At USC, Forrest was the director of the national Center for Integrated Photonics Technology and a professor of electrical engineering and materials science. At the University, he directed the Center for Photonics and Optoelectronics Materials from his arrival through 1997. He became chairman of the electrical engineering department in 1997, and held that position until 2001.

Forrest's research interests include integrated optoelectronic transmitters, "consisting of lasers, waveguides, and semiconductor optical amplifiers," Forrest said in a webpage description of his research. Multiple devices are brought together in a single chip, and Forrest strives to find "means to reconcile the divergent materials requirements of different devices in a simple and high-performance manner."

Forrest also works with his research group on organic thin film optical devices, developing integrated organic devices.

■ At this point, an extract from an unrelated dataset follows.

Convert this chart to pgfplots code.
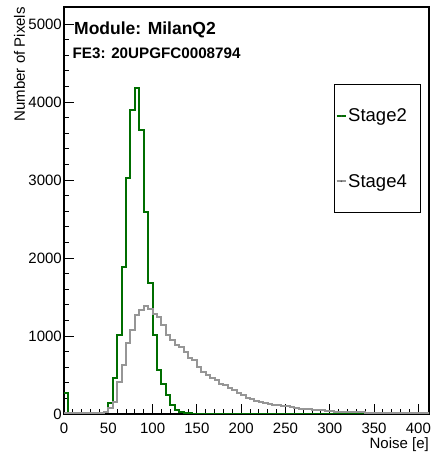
\documentclass[border=0pt]{standalone}
\usepackage{fontspec}
\setmainfont{Liberation Sans}
\usepackage{pgfplots}
\pgfplotsset{compat=1.18}
\definecolor{stagegreen}{RGB}{0,110,0}
\definecolor{stagegray}{RGB}{150,150,150}

\begin{document}
\begin{tikzpicture}
\begin{axis}[name=ax,
    scale only axis, width=365pt, height=407pt,
    xmin=0, xmax=412, ymin=0, ymax=5220,
    axis line style={line width=1.3pt},
    xtick={0,50,...,400}, minor x tick num=4,
    ytick={0,1000,...,5000}, minor y tick num=4,
    xtick pos=left, ytick pos=left, tick align=inside,
    major tick length=10pt, minor tick length=5pt,
    every tick/.style={black, line width=1pt},
    /pgf/number format/assume math mode=true,
    scaled y ticks=false,
    yticklabel style={/pgf/number format/1000 sep={}, anchor=east, inner sep=0pt, xshift=-2pt},
    xticklabel style={anchor=base, inner sep=0pt, yshift=-19.3pt},
    tick label style={font=\fontsize{15}{18}\selectfont},
    xlabel={Noise [e]}, ylabel={Number of Pixels},
    label style={font=\fontsize{15}{18}\selectfont, inner sep=0pt},
    xlabel style={at={(axis description cs:1,-0.0843)}, anchor=base east},
    ylabel style={at={(axis description cs:-0.107,1)}, anchor=base east},
    clip=true,
]
% Stage2 histogram (bin low edge, counts), bin width 5
\addplot[const plot mark left, draw=stagegreen, line width=2pt] coordinates {
(0,270) (5,2) (10,0) (15,0) (20,0) (25,0) (30,0) (35,0) (40,3) (45,20)
(50,145) (55,465) (60,1013) (65,1888) (70,3022) (75,3897) (80,4176) (85,3641)
(90,2594) (95,1676) (100,1013) (105,564) (110,385) (115,244) (120,115) (125,51)
(130,30) (135,18) (140,10) (145,5) (150,2) (155,1) (160,0) (200,0) (300,0) (415,0)
};
% Stage4 histogram
\addplot[const plot mark left, draw=stagegray, line width=2pt] coordinates {
(0,15) (5,8) (10,8) (15,8) (20,8) (25,8) (30,8) (35,8) (40,10) (45,20)
(50,75) (55,160) (60,415) (65,630) (70,905) (75,1075) (80,1265) (85,1330)
(90,1390) (95,1345) (100,1280) (105,1245) (110,1140) (115,1010) (120,950)
(125,890) (130,862) (135,800) (140,715) (145,690) (150,600) (155,540)
(160,500) (165,460) (170,430) (175,390) (180,370) (185,330) (190,310)
(195,270) (200,250) (205,210) (210,190) (215,170) (220,150) (225,140)
(230,130) (235,120) (240,110) (245,105) (250,98) (255,90) (260,80) (265,70)
(270,65) (275,60) (280,55) (285,50) (290,45) (295,40) (300,36) (305,32)
(310,30) (315,28) (320,26) (325,24) (330,22) (335,20) (340,18) (345,16)
(350,15) (355,14) (360,13) (365,12) (370,11) (375,10) (380,10) (385,9)
(390,9) (395,8) (400,8) (405,8) (410,8) (415,8)
};
\end{axis}
% titles
\node[anchor=base west, inner sep=0pt, font=\fontsize{17.5}{20}\selectfont\bfseries]
  at ([xshift=10pt, yshift=-28pt]ax.north west) {Module: MilanQ2};
\node[anchor=base west, inner sep=0pt, font=\fontsize{15.2}{18}\selectfont\bfseries]
  at ([xshift=8.5pt, yshift=-51.3pt]ax.north west) {FE3: 20UPGFC0008794};
% legend
\draw[black, line width=0.8pt, fill=white] ([xshift=270pt, yshift=-77pt]ax.north west)
  rectangle ([xshift=356.7pt, yshift=-205.7pt]ax.north west);
\draw[stagegreen, line width=1.6pt] ([xshift=272.5pt, yshift=-109pt]ax.north west)
  -- ([xshift=282pt, yshift=-109pt]ax.north west);
\fill[black!70] ([xshift=277.3pt, yshift=-109pt]ax.north west) circle (0.8pt);
\draw[stagegray, line width=1.6pt] ([xshift=272.5pt, yshift=-174.3pt]ax.north west)
  -- ([xshift=282pt, yshift=-174.3pt]ax.north west);
\fill[black!70] ([xshift=277.3pt, yshift=-174.3pt]ax.north west) circle (0.8pt);
\node[anchor=base west, inner sep=0pt, font=\fontsize{18.5}{21}\selectfont]
  at ([xshift=284pt, yshift=-115pt]ax.north west) {Stage2};
\node[anchor=base west, inner sep=0pt, font=\fontsize{18.5}{21}\selectfont]
  at ([xshift=284pt, yshift=-180.3pt]ax.north west) {Stage4};
% page frame matching the reference
\path ([xshift=-64pt, yshift=-41pt]ax.south west) rectangle ([xshift=3pt, yshift=7pt]ax.north east);
\end{tikzpicture}
\end{document}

One such device has vertically stacked, full-color light-emitting devices that could be used in flat panel displays.

In these devices electrically excited molecules emit red, green or blue light, corresponding to the composition of the layer of the device they are in.

"After more than fifty years of research in organic semiconductors, there is still much that is unknown about their basic properties," Forrest wrote on the website.

Continued research in the area could drastically change the way current electronic devices operate. Forrest's team, as he wrote, might usher in "an entirely new generation of optoelectronic devices."